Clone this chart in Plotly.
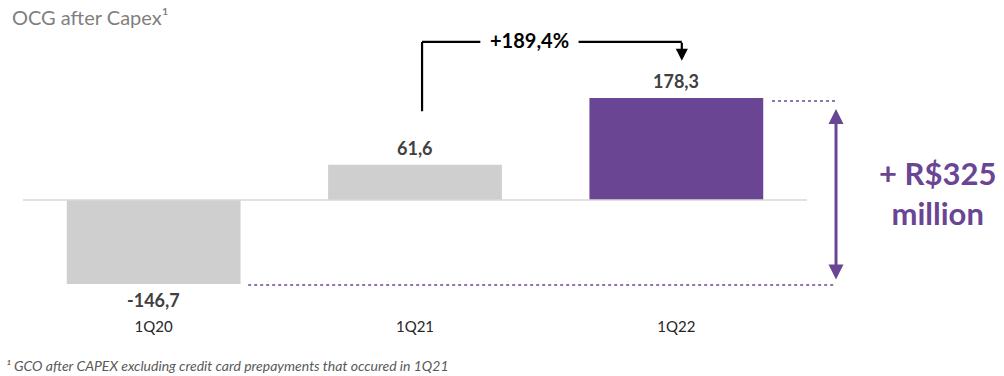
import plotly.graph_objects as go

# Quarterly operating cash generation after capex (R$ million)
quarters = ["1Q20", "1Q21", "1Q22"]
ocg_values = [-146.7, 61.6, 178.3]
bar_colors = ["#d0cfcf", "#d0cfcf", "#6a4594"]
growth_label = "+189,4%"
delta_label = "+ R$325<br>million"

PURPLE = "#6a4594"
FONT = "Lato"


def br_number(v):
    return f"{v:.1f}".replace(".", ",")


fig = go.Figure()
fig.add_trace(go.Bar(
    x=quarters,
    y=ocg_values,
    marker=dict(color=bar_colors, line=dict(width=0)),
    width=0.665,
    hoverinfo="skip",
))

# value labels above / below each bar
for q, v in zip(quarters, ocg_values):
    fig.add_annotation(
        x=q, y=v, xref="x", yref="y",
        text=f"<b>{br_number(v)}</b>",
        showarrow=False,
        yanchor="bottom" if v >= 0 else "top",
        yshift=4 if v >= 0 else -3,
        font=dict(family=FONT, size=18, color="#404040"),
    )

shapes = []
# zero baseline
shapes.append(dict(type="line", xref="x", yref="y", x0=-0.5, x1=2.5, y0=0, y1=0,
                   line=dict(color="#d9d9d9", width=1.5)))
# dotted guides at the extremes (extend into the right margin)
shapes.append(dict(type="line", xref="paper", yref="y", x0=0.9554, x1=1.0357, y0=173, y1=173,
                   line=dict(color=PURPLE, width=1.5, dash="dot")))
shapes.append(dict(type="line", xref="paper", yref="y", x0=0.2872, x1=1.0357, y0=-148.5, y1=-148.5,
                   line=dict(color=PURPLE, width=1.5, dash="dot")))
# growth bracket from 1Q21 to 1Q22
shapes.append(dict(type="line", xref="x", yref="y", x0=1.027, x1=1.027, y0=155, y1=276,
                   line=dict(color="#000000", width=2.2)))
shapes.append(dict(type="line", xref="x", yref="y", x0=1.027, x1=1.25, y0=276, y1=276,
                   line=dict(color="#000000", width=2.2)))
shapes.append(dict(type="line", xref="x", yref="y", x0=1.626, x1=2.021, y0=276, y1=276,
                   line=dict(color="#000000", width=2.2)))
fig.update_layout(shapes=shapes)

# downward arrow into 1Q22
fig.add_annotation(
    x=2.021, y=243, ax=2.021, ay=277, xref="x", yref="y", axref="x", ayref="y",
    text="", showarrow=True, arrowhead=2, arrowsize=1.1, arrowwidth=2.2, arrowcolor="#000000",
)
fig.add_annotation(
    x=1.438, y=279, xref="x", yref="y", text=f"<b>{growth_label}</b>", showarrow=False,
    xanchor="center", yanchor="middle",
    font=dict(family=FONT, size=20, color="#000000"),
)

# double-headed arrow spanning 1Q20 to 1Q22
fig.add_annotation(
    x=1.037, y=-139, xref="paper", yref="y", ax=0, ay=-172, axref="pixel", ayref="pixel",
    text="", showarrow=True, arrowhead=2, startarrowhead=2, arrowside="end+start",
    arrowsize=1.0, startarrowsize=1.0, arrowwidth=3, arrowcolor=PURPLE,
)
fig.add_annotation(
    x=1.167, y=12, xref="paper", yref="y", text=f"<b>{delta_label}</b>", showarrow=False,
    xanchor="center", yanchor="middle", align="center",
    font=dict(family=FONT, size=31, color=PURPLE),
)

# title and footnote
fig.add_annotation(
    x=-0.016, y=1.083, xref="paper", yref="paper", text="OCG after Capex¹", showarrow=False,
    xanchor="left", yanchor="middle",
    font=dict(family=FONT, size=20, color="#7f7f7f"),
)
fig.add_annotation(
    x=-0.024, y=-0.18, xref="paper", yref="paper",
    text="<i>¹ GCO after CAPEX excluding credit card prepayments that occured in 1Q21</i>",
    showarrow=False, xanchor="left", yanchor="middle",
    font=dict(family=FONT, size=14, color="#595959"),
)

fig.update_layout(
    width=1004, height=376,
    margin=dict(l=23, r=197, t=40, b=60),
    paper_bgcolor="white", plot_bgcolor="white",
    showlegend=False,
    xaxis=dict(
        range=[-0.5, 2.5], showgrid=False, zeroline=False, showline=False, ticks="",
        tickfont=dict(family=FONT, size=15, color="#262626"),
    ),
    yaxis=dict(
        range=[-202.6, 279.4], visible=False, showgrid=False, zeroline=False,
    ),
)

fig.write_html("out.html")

---

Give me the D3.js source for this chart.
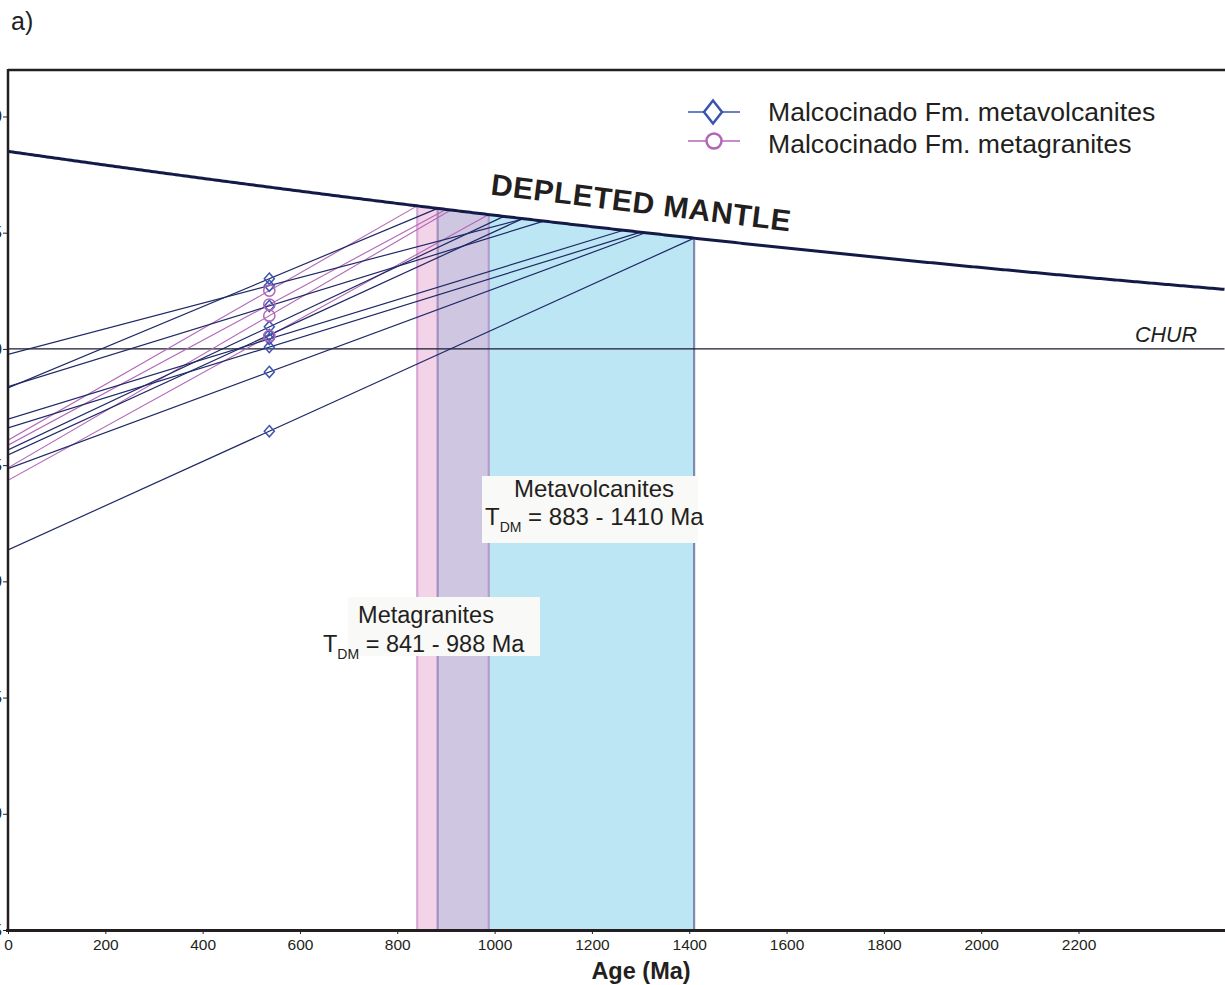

= THE REQUEST =
Count every line in the data that contains the word "this", then give that count and nothing else.

= WRITTEN ANSWER =
2